The pioneers of 2MT, led by Captain Peter Eckersley, created programmes that were irreverent and light-hearted, like nothing that had come before. Although these Marconi engineers were expected to push the boundaries of transmitter technology, it was the maverick content of the 2MT shows that really captured the imagination.
Instead of simply delivering a short news bulletin or reading aloud from a railway guide, Peter Eckersley tried out silly voices, put on comedy skits and played gramophone records, and people loved it. Later that year, 2LO, another Marconi station, started broadcasting from The Strand. It was used by the new British Broadcasting Company and Peter Eckersley became their first chief engineer.
2MT centenary live radio broadcasts from the hut
The Writtle Hut has been part of Chelmsford Museum’s collections since the 1990s. The hut is too large to be displayed at the museum in Oaklands Park, so the industrial store at Sandford Mill has been its home for the last few decades.

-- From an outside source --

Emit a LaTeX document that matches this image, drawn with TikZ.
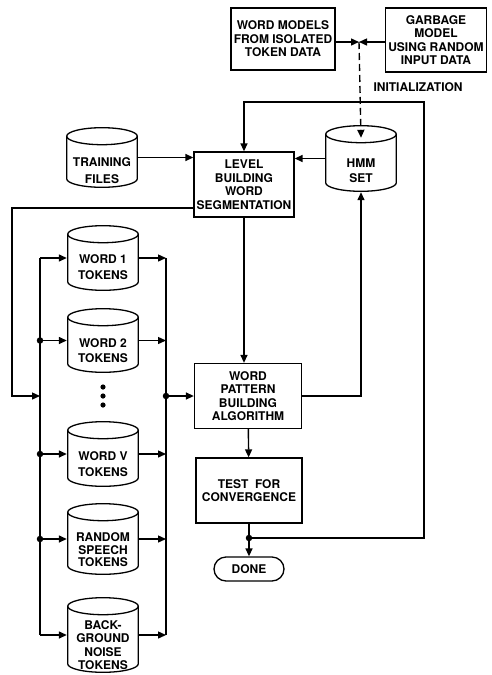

Although the site isn’t open to the public, access is granted for special occasions and a live radio broadcast for BBC Essex and Chelmsford Community Radio will take place there on the evening of 14 February, exactly one hundred years after Two Emma Toc first took to the air.
Forecast22 opens in October
Then in October, to mark the formation of the BBC, Forecast22 will open up the Writtle Hut to the world. Chelmsford Museum curator Sarah Harvey says Sian Fan’s new digital interpretation is exactly the right treatment for this unique artefact.
““The Writtle Hut is an important part of our Marconi collection, but its size makes the hut impossible to display at our main site in the city. Our new digital exhibition will break down these physical barriers to give everyone the chance to experience this pivotal place regardless of where they live, and there’s so much potential to bring its story to life in a new, immersive way.
Sarah Harvey, Curator
Sian’s work will be much more than an online replica of a wooden outbuilding. I’m really looking forward to seeing and hearing how Forecast22 uses and responds to all the museum’s material and mixes this with new recordings and images made in 2022 especially for this piece.”
'Forecast22 – Birth of British Broadcasting' will open to the public on Saturday 15 October with a physical exhibition at the museum and a digital exhibition available online.